Return verbatim the inclusive range of lines running from the line that contains "Generate a Python" to the line that contains "names = ['O 2 A', 'O 2 S', 'O 1 A']". Omit every other line.

### Supplied material
* * *
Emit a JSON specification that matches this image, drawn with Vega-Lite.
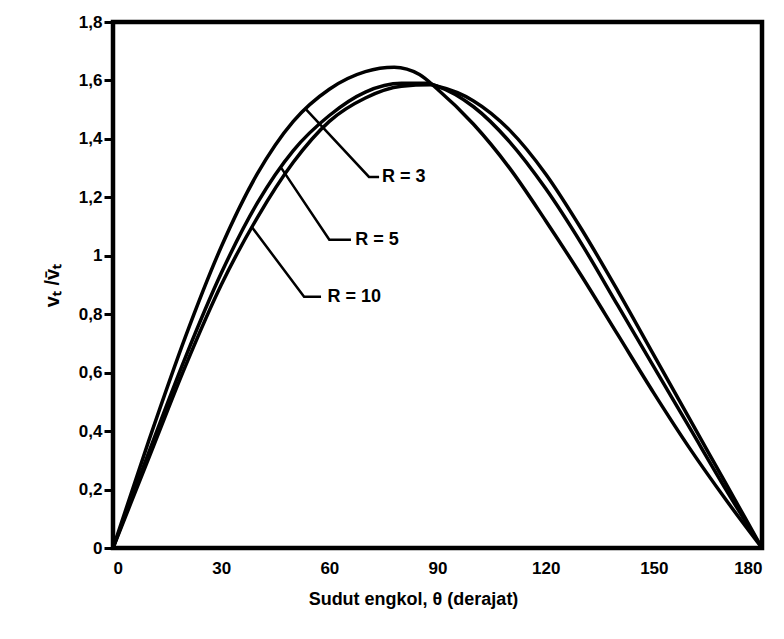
* * *
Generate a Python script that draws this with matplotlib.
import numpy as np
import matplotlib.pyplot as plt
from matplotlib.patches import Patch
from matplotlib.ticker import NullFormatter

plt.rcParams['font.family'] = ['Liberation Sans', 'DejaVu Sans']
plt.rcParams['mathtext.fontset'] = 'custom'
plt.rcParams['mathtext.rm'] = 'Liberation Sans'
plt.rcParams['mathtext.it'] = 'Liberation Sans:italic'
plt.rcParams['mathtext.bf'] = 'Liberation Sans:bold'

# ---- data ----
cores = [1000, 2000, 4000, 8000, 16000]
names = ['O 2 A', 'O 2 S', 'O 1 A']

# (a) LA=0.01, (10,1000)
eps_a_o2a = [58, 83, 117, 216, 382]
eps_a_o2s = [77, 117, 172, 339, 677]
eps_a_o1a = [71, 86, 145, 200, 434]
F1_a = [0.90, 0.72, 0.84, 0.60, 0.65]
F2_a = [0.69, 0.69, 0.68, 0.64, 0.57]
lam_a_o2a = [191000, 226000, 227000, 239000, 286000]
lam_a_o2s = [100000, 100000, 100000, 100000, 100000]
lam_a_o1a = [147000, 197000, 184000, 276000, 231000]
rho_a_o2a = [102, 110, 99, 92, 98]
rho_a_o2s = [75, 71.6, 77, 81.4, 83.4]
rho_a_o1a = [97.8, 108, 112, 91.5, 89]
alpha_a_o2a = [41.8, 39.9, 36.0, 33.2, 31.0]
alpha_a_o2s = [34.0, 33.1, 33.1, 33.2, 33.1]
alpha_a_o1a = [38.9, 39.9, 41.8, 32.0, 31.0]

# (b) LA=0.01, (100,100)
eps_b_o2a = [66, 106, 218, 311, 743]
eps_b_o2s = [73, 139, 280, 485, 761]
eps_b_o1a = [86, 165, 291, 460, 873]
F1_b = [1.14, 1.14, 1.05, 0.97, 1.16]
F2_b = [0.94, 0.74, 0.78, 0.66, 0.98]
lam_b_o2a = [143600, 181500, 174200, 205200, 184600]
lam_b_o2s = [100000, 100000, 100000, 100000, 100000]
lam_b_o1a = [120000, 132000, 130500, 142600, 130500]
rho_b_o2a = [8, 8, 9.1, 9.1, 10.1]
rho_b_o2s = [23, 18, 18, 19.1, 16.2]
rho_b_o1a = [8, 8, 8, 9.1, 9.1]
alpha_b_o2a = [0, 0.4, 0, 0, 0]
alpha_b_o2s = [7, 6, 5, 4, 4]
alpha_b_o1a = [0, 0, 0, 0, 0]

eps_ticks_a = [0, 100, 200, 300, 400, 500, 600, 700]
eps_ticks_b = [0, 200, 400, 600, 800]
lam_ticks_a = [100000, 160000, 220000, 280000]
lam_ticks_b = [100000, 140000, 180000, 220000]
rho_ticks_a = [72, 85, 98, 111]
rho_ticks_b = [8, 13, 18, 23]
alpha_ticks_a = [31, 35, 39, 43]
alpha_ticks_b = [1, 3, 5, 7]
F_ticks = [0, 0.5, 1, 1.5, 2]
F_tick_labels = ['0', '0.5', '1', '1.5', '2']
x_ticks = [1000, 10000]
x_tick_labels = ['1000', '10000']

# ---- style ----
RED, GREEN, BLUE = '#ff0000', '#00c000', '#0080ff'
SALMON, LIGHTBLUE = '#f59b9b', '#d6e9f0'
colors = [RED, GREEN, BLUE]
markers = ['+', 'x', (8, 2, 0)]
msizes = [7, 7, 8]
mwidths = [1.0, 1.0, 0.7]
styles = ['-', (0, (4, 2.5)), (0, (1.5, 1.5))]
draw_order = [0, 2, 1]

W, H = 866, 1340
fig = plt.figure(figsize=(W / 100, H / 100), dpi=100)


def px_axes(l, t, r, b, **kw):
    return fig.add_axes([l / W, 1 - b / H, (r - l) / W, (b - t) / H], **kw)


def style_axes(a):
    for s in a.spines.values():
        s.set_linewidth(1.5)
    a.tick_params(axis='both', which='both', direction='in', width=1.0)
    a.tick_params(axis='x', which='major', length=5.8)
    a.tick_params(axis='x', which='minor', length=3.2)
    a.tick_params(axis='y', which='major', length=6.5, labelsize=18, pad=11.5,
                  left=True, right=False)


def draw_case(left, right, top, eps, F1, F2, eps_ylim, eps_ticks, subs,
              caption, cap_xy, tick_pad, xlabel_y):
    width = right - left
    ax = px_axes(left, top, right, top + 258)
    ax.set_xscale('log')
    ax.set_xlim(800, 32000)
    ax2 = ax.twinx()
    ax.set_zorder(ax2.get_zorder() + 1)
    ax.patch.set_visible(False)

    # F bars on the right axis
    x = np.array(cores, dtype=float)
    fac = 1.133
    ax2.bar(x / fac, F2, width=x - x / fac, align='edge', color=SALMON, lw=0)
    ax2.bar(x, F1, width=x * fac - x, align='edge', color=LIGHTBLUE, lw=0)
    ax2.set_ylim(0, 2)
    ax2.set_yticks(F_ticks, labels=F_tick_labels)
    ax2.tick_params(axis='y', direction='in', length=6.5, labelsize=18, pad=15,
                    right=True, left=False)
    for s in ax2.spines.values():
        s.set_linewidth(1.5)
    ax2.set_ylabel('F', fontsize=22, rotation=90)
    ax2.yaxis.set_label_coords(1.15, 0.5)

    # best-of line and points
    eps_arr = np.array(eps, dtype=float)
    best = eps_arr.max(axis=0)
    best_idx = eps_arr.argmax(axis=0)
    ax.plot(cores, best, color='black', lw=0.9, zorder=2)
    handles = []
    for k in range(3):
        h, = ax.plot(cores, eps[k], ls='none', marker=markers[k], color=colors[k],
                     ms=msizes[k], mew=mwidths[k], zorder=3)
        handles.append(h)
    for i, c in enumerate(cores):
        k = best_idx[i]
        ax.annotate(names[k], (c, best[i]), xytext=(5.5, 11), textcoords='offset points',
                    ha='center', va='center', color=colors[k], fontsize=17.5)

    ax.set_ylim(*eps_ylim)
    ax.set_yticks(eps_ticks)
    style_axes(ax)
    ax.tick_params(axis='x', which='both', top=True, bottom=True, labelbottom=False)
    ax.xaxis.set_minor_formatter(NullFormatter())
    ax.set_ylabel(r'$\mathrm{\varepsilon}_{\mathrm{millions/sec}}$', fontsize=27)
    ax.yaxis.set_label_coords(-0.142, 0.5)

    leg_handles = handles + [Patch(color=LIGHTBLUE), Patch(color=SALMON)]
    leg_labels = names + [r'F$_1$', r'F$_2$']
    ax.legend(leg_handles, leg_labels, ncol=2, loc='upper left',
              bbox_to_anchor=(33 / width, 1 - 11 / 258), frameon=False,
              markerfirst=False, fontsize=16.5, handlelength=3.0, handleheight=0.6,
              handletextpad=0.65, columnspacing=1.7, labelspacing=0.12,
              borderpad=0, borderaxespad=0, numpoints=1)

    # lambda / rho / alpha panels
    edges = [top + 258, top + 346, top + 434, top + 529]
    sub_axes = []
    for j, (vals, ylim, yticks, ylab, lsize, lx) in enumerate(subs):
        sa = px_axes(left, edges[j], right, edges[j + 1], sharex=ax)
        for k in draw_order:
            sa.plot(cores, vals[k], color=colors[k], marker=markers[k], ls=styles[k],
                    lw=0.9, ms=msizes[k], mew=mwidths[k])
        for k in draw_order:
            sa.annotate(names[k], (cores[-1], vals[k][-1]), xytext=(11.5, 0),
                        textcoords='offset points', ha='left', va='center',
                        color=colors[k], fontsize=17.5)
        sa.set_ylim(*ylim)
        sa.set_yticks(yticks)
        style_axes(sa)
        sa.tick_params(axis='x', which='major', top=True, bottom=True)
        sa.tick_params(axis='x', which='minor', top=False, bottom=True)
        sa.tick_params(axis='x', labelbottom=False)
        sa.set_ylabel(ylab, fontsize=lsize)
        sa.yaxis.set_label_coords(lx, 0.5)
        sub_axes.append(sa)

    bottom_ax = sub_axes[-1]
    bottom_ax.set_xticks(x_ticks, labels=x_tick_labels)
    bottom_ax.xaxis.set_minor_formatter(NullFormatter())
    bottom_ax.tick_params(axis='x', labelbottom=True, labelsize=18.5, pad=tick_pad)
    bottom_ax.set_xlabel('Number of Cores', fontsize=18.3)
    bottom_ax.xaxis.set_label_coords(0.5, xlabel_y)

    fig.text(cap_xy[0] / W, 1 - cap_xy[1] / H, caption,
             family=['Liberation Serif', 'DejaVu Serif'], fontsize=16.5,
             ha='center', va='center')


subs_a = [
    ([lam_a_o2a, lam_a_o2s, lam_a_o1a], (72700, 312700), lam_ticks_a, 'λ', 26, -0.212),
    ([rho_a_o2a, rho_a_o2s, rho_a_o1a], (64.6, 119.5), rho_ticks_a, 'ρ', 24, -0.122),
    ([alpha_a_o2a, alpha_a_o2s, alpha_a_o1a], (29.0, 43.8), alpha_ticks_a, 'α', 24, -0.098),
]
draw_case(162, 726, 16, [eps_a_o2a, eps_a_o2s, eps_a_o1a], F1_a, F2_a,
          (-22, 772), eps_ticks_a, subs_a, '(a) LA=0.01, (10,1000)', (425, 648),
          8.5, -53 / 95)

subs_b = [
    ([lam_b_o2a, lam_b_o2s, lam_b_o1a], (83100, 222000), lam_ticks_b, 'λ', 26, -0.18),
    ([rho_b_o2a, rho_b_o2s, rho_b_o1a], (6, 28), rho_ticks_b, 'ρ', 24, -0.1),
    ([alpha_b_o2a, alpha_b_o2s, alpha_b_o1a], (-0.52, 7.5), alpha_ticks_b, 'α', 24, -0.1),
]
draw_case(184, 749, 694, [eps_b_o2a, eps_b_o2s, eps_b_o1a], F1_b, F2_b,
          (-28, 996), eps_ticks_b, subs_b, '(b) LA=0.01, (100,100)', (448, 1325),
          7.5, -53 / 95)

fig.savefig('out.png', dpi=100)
* * *
### Problem solution
Generate a Python script that draws this with matplotlib.
import numpy as np
import matplotlib.pyplot as plt
from matplotlib.patches import Patch
from matplotlib.ticker import NullFormatter

plt.rcParams['font.family'] = ['Liberation Sans', 'DejaVu Sans']
plt.rcParams['mathtext.fontset'] = 'custom'
plt.rcParams['mathtext.rm'] = 'Liberation Sans'
plt.rcParams['mathtext.it'] = 'Liberation Sans:italic'
plt.rcParams['mathtext.bf'] = 'Liberation Sans:bold'

# ---- data ----
cores = [1000, 2000, 4000, 8000, 16000]
names = ['O 2 A', 'O 2 S', 'O 1 A']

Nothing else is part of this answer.